True and that's why it cannot be depended upon. The DC voltage
(not taking into account pickup to which it will be very sensitive)
and the impedance will depend on several internal (diode characteristics
and matching), ambient (temperature) and external factors (resistive pick
up through sub pA level surface currents from neighboring pins/tracks). 

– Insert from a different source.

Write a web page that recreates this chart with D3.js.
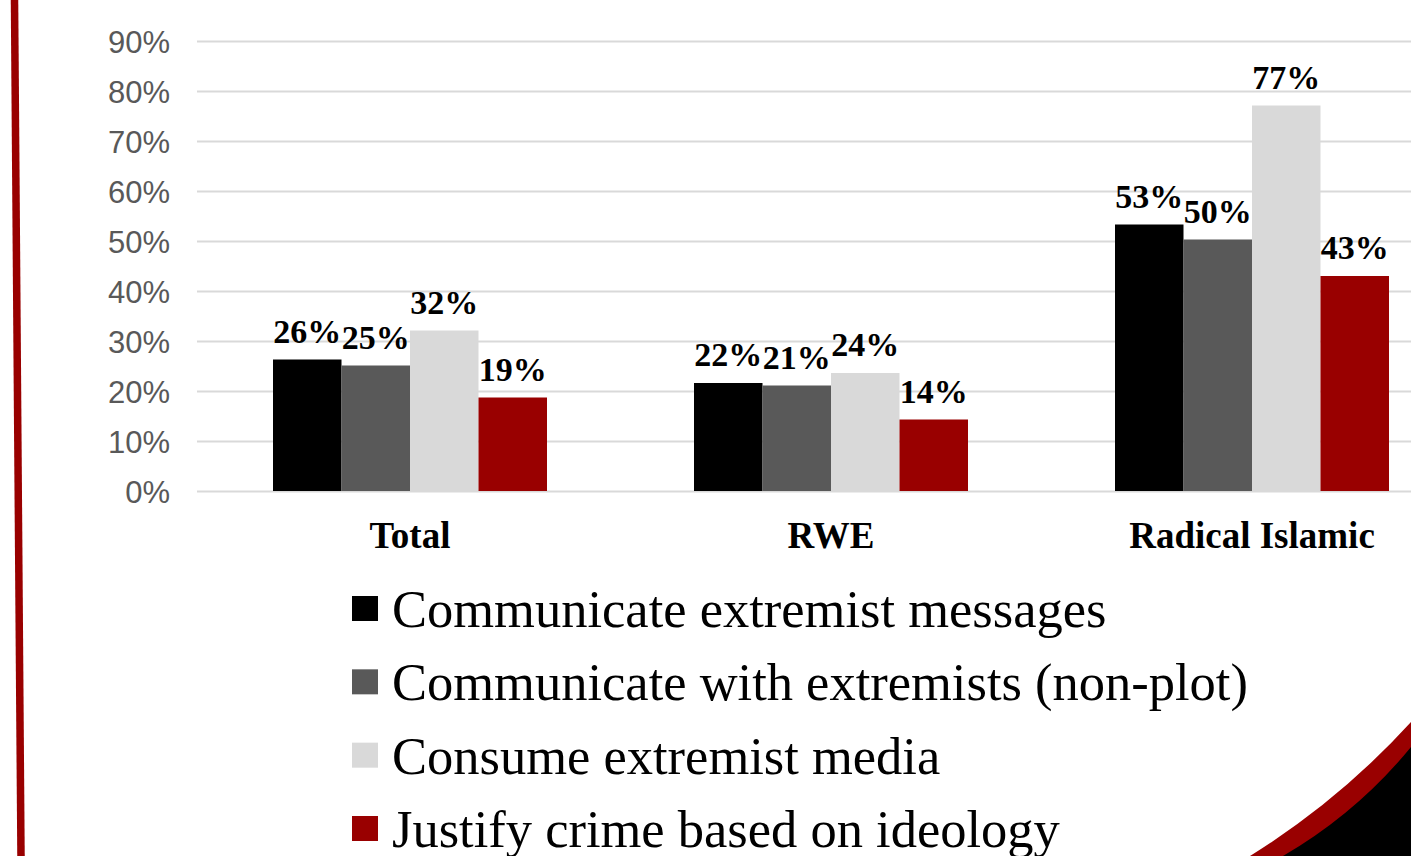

Especially the effective impedance of the diode drops very rapidly with 
temperature (or if you prefer their leakage current increases with increasing 
temperature). This makes the circuit much more sensitive to AC pickup at
very low temperatures.

In this case the only sane solution is, unfortunately, adding external pullup
and or pulldown resistors. The resistor value can be high (47k to 1M) to limit
current waste when the signal does not have the default value. If you
expect most of your signals to be low most of the time, use pull-down
resistors, else use pull-ups (or select on a signal by signal basis if 
you can afford it, but this rule does not apply to the GPIO pin used
as a presence detect if there is one).